- The first is the repeal of the Federal Reserve act of 1913. We must have a sound monetary system based on law. Unfortunately many Americans still do not understand that the Federal Reserve System is a private central bank. We do not even know all of the owners of the Fed.
- The second step is the repeal of the Sixteenth Amendment, ratified in 1913, and the subsequent Revenue Act of 1913 allowing Congress to levy an income tax.
- The third step is to have a good tariff law. That means when foreign goods come across our borders they must carry our labor rate. This will help bring jobs (production) back to the U.S. Free trade is not fair trade. When we accept cheap foreign goods we in effect lower our labor rate below our standard of living.
- The fourth step is to secure our borders and our ports of entry.
- The fifth major step is to correctly value production by insisting that the production of our raw materials is debt free (sustainable.) Then, as the late Carl H. Wilken documented to Congress, our free market economy can operate in balance.
The Federal Reserve Banking System administers a monopoly over money in the United States of America. This was not always the case.
Before 1913, many banks issued money in the United States of America. It was precisely this free market money competition that prevented individual banks from going too far with fractional reserve lending and other dubious banking practices.
Whenever any individual risk-taking bank created too much money (credit) relative to their reserves, they became vulnerable to any other bank that accumulated a respectable amount of that money (credit). All it took then was a demand for liquidity (cashing in) that exceeded the reserves to collapse the risk-taking bank.
The Federal Reserve Banking System now mediates all demands for liquidity upon bank reserves and allows large amounts of money (credit) to be created relative to reserves. All of this money (credit) created by ledger entries is lent to the United States of America and the debt is payed by taxpayers.
The United States is fully capable of issuing its own money without borrowing anything from any private bank. The real issue revolves around enabling a huge debt and obligating United States of America taxpayers to the debt.
Their monopoly over money combined with the tax laws in the United States of America ensures economic slavery of all taxpayers by federal law.
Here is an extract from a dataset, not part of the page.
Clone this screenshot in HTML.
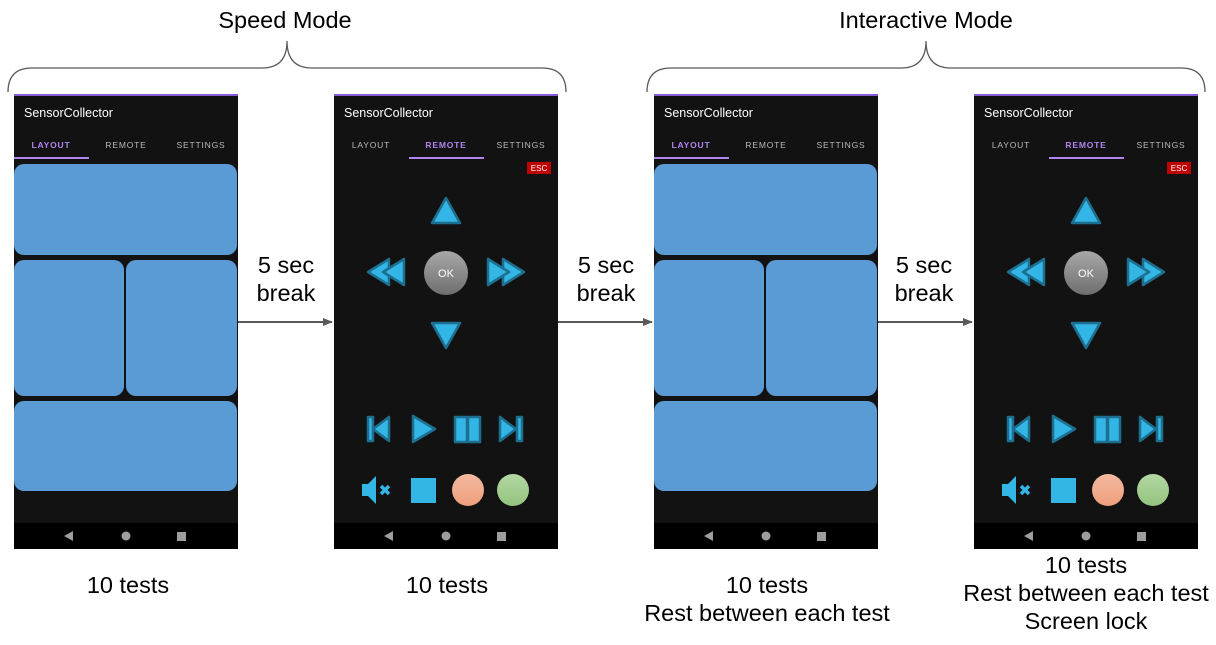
<!DOCTYPE html>
<html><head><meta charset="utf-8"><style>html,body{margin:0;padding:0;background:#fff}svg{display:block}</style></head>
<body>
<svg width="1216" height="645" viewBox="0 0 1216 645" xmlns="http://www.w3.org/2000/svg" font-family="Liberation Sans, Arial, sans-serif">
<defs>
<linearGradient id="okg" x1="0" y1="0" x2="0" y2="1"><stop offset="0" stop-color="#a8a8a8"/><stop offset="1" stop-color="#6e6e6e"/></linearGradient>
<linearGradient id="pg" x1="0" y1="0" x2="0" y2="1"><stop offset="0" stop-color="#f4b9a0"/><stop offset="1" stop-color="#ef9e7c"/></linearGradient>
<linearGradient id="gg" x1="0" y1="0" x2="0" y2="1"><stop offset="0" stop-color="#b4d7a4"/><stop offset="1" stop-color="#93c47d"/></linearGradient>
<g id="frame">
<rect x="14" y="94" width="224" height="455" fill="#121212"/>
<rect x="14" y="94" width="224" height="2" fill="#8a5cd6"/>
<text x="24" y="117" font-size="12.5" fill="#fff">SensorCollector</text>
<rect x="14" y="523" width="224" height="26" fill="#000"/>
<polygon points="64,536 73,531 73,541" fill="#9e9e9e"/>
<circle cx="126" cy="536" r="4.5" fill="#9e9e9e"/>
<rect x="177" y="532" width="9" height="9" fill="#9e9e9e"/>
</g>
<g id="layout">
<use href="#frame"/>
<text x="51" y="148" font-size="8.5" font-weight="bold" letter-spacing="0.8" fill="#b085f0" text-anchor="middle">LAYOUT</text>
<text x="126" y="148" font-size="8.5" letter-spacing="0.8" fill="#bbb" text-anchor="middle">REMOTE</text>
<text x="201" y="148" font-size="8.5" letter-spacing="0.8" fill="#bbb" text-anchor="middle">SETTINGS</text>
<rect x="14" y="157" width="75" height="2" fill="#b085f0"/>
<rect x="14" y="164" width="223" height="91" rx="10" fill="#5b9bd5"/>
<rect x="14" y="260" width="110" height="136" rx="10" fill="#5b9bd5"/>
<rect x="126" y="260" width="111" height="136" rx="10" fill="#5b9bd5"/>
<rect x="14" y="401" width="223" height="90" rx="10" fill="#5b9bd5"/>
</g>
<g id="remote">
<use href="#frame"/>
<text x="51" y="148" font-size="8.5" letter-spacing="0.8" fill="#bbb" text-anchor="middle">LAYOUT</text>
<text x="126" y="148" font-size="8.5" font-weight="bold" letter-spacing="0.8" fill="#b085f0" text-anchor="middle">REMOTE</text>
<text x="201" y="148" font-size="8.5" letter-spacing="0.8" fill="#bbb" text-anchor="middle">SETTINGS</text>
<rect x="89" y="157" width="75" height="2" fill="#b085f0"/>
<rect x="207" y="162" width="24" height="12" fill="#c00000"/>
<text x="219" y="171" font-size="8" fill="#fff" text-anchor="middle">ESC</text>
<g fill="#33b5e5" stroke="#1e6f8f" stroke-width="2.5" stroke-linejoin="round">
<polygon points="126,198 140,223 112,223"/>
<polygon points="126,348 140,323 112,323"/>
<polygon points="48,272 69,259 69,285"/>
<polygon points="63,272 84,259 84,285"/>
<polygon points="204,272 183,259 183,285"/>
<polygon points="189,272 168,259 168,285"/>
<rect x="48" y="417" width="5" height="24"/>
<polygon points="53,429 69,417 69,441"/>
<polygon points="93,416 115,429 93,442"/>
<rect x="135" y="417" width="12" height="25"/>
<rect x="148" y="417" width="12" height="25"/>
<polygon points="196,429 180,417 180,441"/>
<rect x="197" y="417" width="5" height="24"/>
</g>
<circle cx="126" cy="273" r="22" fill="url(#okg)"/>
<text x="126" y="277" font-size="11" fill="#fff" text-anchor="middle">OK</text>
<polygon points="42,484 48,484 56,476 56,504 48,496 42,496" fill="#33b5e5"/>
<path d="M61,486 L69,494 M69,486 L61,494" stroke="#33b5e5" stroke-width="3.5"/>
<rect x="91" y="478" width="25" height="25" fill="#33b5e5"/>
<circle cx="148" cy="490" r="16" fill="url(#pg)"/>
<circle cx="193" cy="490" r="16" fill="url(#gg)"/>
</g>
<marker id="ar" markerWidth="10" markerHeight="8" refX="9" refY="4" orient="auto" markerUnits="userSpaceOnUse"><polygon points="0,0 10,4 0,8" fill="#595959"/></marker>
</defs>

<use href="#layout"/>
<use href="#remote" x="320"/>
<use href="#layout" x="640"/>
<use href="#remote" x="960"/>

<g fill="none" stroke="#595959" stroke-width="1.3">
<path d="M8,92 Q8,68 32,68 L262,68 Q287,68 287,41 Q287,68 312,68 L542,68 Q566,68 566,92"/>
<path d="M647,92 Q647,68 671,68 L901,68 Q926,68 926,41 Q926,68 951,68 L1181,68 Q1205,68 1205,92"/>
<line x1="238" y1="322" x2="332" y2="322" stroke-width="2" marker-end="url(#ar)"/>
<line x1="558" y1="322" x2="652" y2="322" stroke-width="2" marker-end="url(#ar)"/>
<line x1="878" y1="322" x2="972" y2="322" stroke-width="2" marker-end="url(#ar)"/>
</g>

<g font-size="23.5" fill="#000" text-anchor="middle">
<text x="285" y="28">Speed Mode</text>
<text x="926" y="28">Interactive Mode</text>
<text x="286" y="273">5 sec</text><text x="286" y="301">break</text>
<text x="606" y="273">5 sec</text><text x="606" y="301">break</text>
<text x="924" y="273">5 sec</text><text x="924" y="301">break</text>
<text x="128" y="593">10 tests</text>
<text x="447" y="593">10 tests</text>
<text x="767" y="593">10 tests</text>
<text x="767" y="621">Rest between each test</text>
<text x="1086" y="573">10 tests</text>
<text x="1086" y="601">Rest between each test</text>
<text x="1086" y="629">Screen lock</text>
</g>
</svg>
</body></html>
The ability to use the least expensive global labor markets and move the products across national borders without compensating tariffs, to sell them in the highest priced retail markets, proves to be tremendously profitable. These profits are guaranteed by the restriction of both the natural movement of labor to better conditions and the natural movement of customers to cheaper markets by national borders.
This gross imbalance that creates tremendous profits for a minority monopoly, protected by national governments, is possible only by binding customers to debt servitude. Inexpensive foreign products only benefit those who lend you the credit you need to buy them because you can no longer find a high paying job.
The money monopoly granted to the Federal Reserve System seems well complimented by the government violence monopoly. Many feel, as do I, that the Second Amendment to the United States Constitution intended to prevent a government violence monopoly.
If only Thomas Jefferson and James Madison had prevailed over John Adams and Alexander Hamilton while creating the United States of America’s Bill of Rights. Then we would have had 12 rights originally clearly specified, not 10, including:
“freedom from a permanent military
(and)
monopolies in commerce.”
Now we can have great wealth concentrated in the hands of the few, operating monopolies in commerce fully endorsed and protected by the greatest permanent military force the history of the world.
Former Supreme Court Justice Louis D. Brandeis said,
“We can have democracy in this country, or we can have great wealth concentrated in the hands of the few, but we can’t have both.”
The cards seem stacked against new small businesses by the rules and regulations codified into law designed to protect established monopolies. The system appears designed to deter and prevent small businesses from achieving success.
We do not have a democratic system capable of responding positively to voter concerns. All 3 branches of government now consistently act to benefit entrenched monopolistic transnational corporations.
However, the system is not broken. This is how large democratic regulatory-welfare states are supposed to work.